One month on the job, and Suthers had already gone where his predecessor refused to go. In four years, former Mayor Steve Bach never made the morning ride with the locals, as his predecessor Lionel Rivera did. But something changed when Suthers straddled a fat bike (made locally by Borealis Fat Bikes) and began the short journey from Goose Gossage Park to downtown Colorado Springs. There was a new buzz for cycling in the music of chattering derailleurs and the crunching sounds of rolling rubber on gravel.
"We have the mayor back, and what a difference in the energy we have today," said Al Brody, who founded the Mayor's Ride. "We had every TV news station here. That hasn't happened in four years, and now they're back. There are lots of people, and the energy is back, and it just took the leader of the city to just say it's OK."
Jill Gaebler, one of several City Council members on the Mayor's Ride, noticed the difference.
"He (Suthers) raises the level of attention that this event receives," she said. "It tells this entire community and the state of Colorado that Colorado Springs cares about cycling and is trying to improve its multi-modal transportation options."
One after another, politicians and cycling advocates stepped onto the stage of the old band shell in Acacia Park and said the right things.
The 2015 Bike to Work Day may have become the launching pad for new growth in cycling.
It felt good. But feeling good doesn't feed the dog.
The Bicycle Economic Impact Study driven by the Trails and Open Space Coalition concluded that bicycling has a $28 million impact on the Pikes Peak region and that every dollar spent on cycling infrastructure provides a return of $1.80 to $2.70. Meanwhile, Suthers reported that the League of American Bicyclists has assigned a "silver" ranking to Colorado Springs for its bicycle friendliness.
"Silver" in a city that embraces healthful living, where neighbors, co-workers and families run, hike and ride every day. Silver isn't good enough. Financial solutions, action and dedication to the cause are needed most. Suthers, Gaebler and the rest of City Council have to lead.
Where to start?
How about this? We have to strike while the potholes dotting our city streets are fresh. Suthers wants a sales tax to fix the streets — and he is receiving little pushback from anti-tax Colorado Springs voters, at least for now. When the asphalt is poured to repair our roads, new bike lanes also can be installed.
"If we can get some money to improve our roads, then we have to make sure those road improvements are done in a way that facilitates cycling," Suthers said.
Make no mistake, roads come first, but cycling improvements in the immediate future will focus on connectivity, said Kathleen Krager, city transportation manager.

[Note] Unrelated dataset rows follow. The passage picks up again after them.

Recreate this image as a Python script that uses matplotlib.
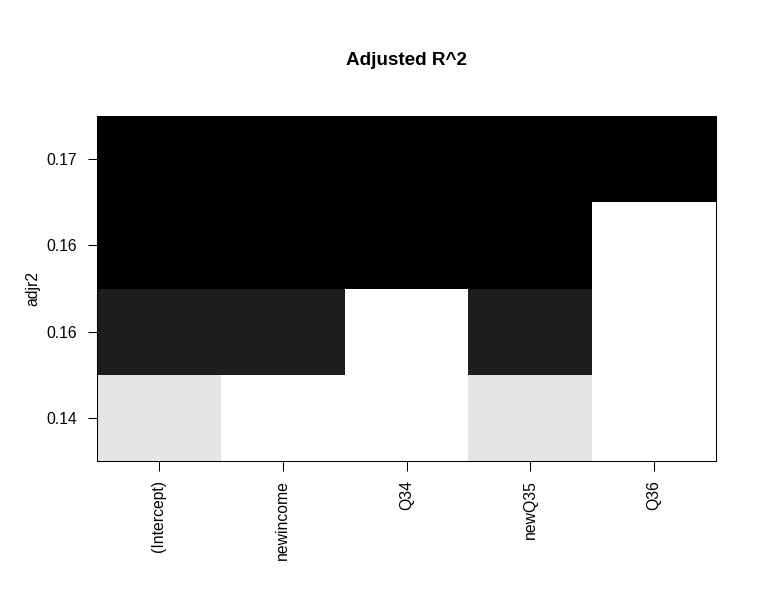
import numpy as np
import matplotlib
matplotlib.use("Agg")
import matplotlib.pyplot as plt

plt.rcParams["font.family"] = ["Liberation Sans", "DejaVu Sans"]

# regsubsets-style model selection plot (adjusted R^2)
variables = ["(Intercept)", "newincome", "Q34", "newQ35", "Q36"]
adjr2_labels = ["0.14", "0.16", "0.16", "0.17"]          # bottom -> top
# which variables are in each model (rows bottom -> top)
included = [
    [1, 0, 0, 1, 0],
    [1, 1, 0, 1, 0],
    [1, 1, 1, 1, 0],
    [1, 1, 1, 1, 1],
]
# grey level of each model's row (1 = white, 0 = black)
row_shade = [0.898, 0.114, 0.0, 0.0]

inc = np.array(included, dtype=float)
shade = np.where(inc > 0, np.array(row_shade)[:, None], 1.0)

fig = plt.figure(figsize=(7.76, 5.98), dpi=100)
ax = fig.add_axes([0.125, 0.2291, 0.7977, 0.5769])

nrow, ncol = shade.shape
xe = np.arange(ncol + 1) + 0.5
ye = np.arange(nrow + 1) + 0.5
ax.pcolormesh(xe, ye, shade, cmap="gray", vmin=0, vmax=1, shading="flat",
              edgecolors="none", antialiased=False)
ax.set_xlim(0.5, ncol + 0.5)
ax.set_ylim(0.5, nrow + 0.5)

ax.set_xticks(np.arange(1, ncol + 1))
ax.set_xticklabels(variables, rotation=90, fontsize=11.3)
ax.set_yticks(np.arange(1, nrow + 1))
ax.set_yticklabels(adjr2_labels, fontsize=11.3)
ax.tick_params(axis="x", length=7.5, width=0.75, pad=6.5)
ax.tick_params(axis="y", length=6.5, width=0.75, pad=8)
for s in ax.spines.values():
    s.set_linewidth(0.75)

ax.set_ylabel("adjr2", fontsize=11.3, labelpad=4)
fig.text(0.5238, 0.899, "Adjusted R^2", ha="center", va="center",
         fontsize=13.6, fontweight="bold")

fig.savefig("out.png", dpi=100)
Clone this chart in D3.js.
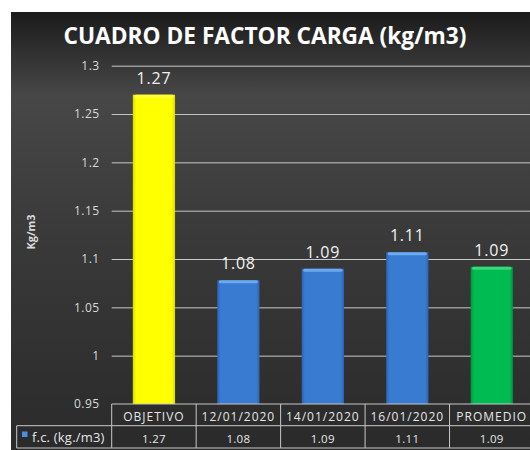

She indicated that there is $1.2 million (not nearly enough, but it's a start) available for bike lanes and "missing sidewalks." Several crucial trails projects in the works will be funded through the Pikes Peak Rural Transportation Authority.
"We have a polka-dot system of bike lanes across the city, and now we're trying to spend money to actually connect them so that we can get from one end of the city to the other," Krager says.
It's easy to talk a good game, and much more difficult to deliver. But Bike to Work Day offered some hope.
Suthers and City Council are on board.
As Brody said, the energy is back, and the time to make improvements — the time to go for the gold — is now.